Overview
During this webinar, the panelists discussed the growing number of notice and consent laws targeting healthcare transactions. They summarized and highlighted trends in recently enacted and proposed legislation, discussed the scrutiny surrounding healthcare transactions at the federal level, and offered practical strategies for minimizing the impact of these laws on deals.
Panelists:
- Travis Jackson, Partner, McDermott Will & Emery
- Sarah Kitchell, Partner, McDermott Will & Emery
- Joseph Parise, Partner, McDermott Will & Emery
- Joel Rush, Partner, McDermott Will & Emery
- Eric Zimmerman, Principal, McDermott+
Top takeaways included:
- Awareness of New State Oversight of Healthcare Transactions Is Critical. The number of enacted or proposed state laws requiring government notice or consent for healthcare transactions has grown sharply over the last several years as the number of transactions has grown. Historically, notice of healthcare transactions was related to licensure and certificate of need requirements. New laws often focus on cost, market, and access implications of deals and require the parties to provide information regarding the transaction and its impacts to regulators for a specified review period. In some states, there are waiting periods imposed before the transaction can close, and in other states regulators must approve the transaction before the parties can proceed. Staying on top of new state legislation is critical to avoiding pitfalls and delays in the deal process.
- New Laws Target Major Transactions but Capture New Entities. Not all transactions or investments in healthcare are subject to notice and consent legislation. Instead, recent state legislation has focused on certain types of major transactions, including mergers, acquisitions, transactions over certain value thresholds, or those with potential market consolidation implications (e.g., affiliations for payor contracting purposes). While these new laws often do not apply to smaller transactions, many apply to a broader range of entities, including various types of provider groups, management companies, and certain kinds of investors.
- Expect Some Uncertainty as Regulators Gain Experience With the New Laws. It is not always clear from the plain text of these laws whether a given transaction will be subject to a notice or consent requirement. And because of how new many of these laws are, regulators are still in the process of developing regulations and other guidance for these laws. Parties to a transaction should get comfortable with some uncertainty in this process and may need to work with experienced healthcare counsel to determine whether a given law is applicable in the first instance.

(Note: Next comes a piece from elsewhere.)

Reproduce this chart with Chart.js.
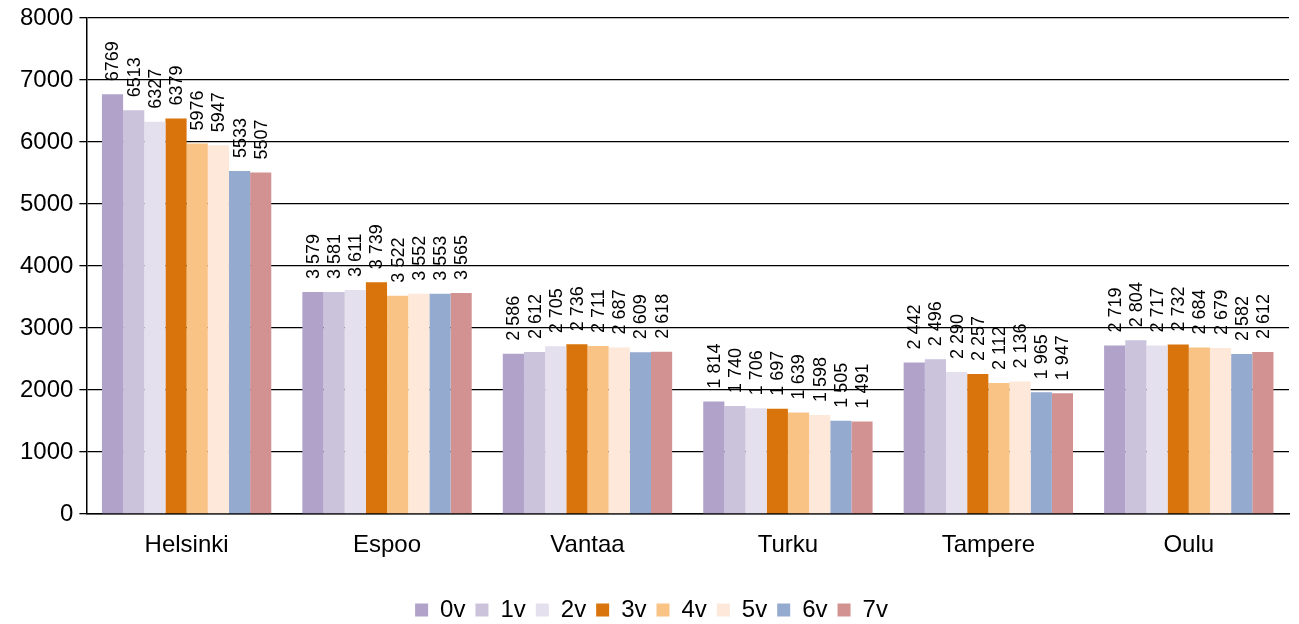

- Federal Lawmakers and Regulators Have Begun Focusing on Healthcare Transactions. Similar concerns regarding the number and size of healthcare transactions and the role of private equity in healthcare are present at the federal level. In recent years, executive agencies have shown a renewed focus on healthcare transactions through revisions to federal merger guidelines, new ownership and management disclosure requirements for healthcare entities participating in government programs, and requests for information on the impact of private equity in healthcare. In the US Congress, lawmakers have begun scrutinizing consolidation and investment in healthcare by private equity firms, as well as deal terms typical of these transactions. While several pieces of legislation targeting healthcare transactions have been introduced, legislative activity at the federal level remains less far along than at the state level. Executive branch agencies, however, have more discretion and have been and are expected to continue to be actively advancing policy changes. Interest in these areas is expected to remain regardless of the outcome of the election.
- Careful Preparation of Deal Documents and Structuring Is Crucial. The new slate of laws can increase the complexity, expense, and delay of healthcare transactions. This disruption can be minimized by staying on top of legislative activity in key markets and with thoughtful preparation before and at the very beginning stages of a transaction. Adopting document creation and communication protocols to memorialize positive investment and expansion of services can be impactful. Additionally, awareness of enforcer theories can help drive the creation of deal structures and planning documents that avoid issues in the notice or consent process. Finally, assume all deal documents could be turned over to the government during a potential deal. When it comes to deal documents, stick to the facts and ensure the data is accurate. Avoid overstating the buyer or a competitor’s position and avoid modeling price increases or suggesting an ability to raise prices to help minimize antitrust concerns.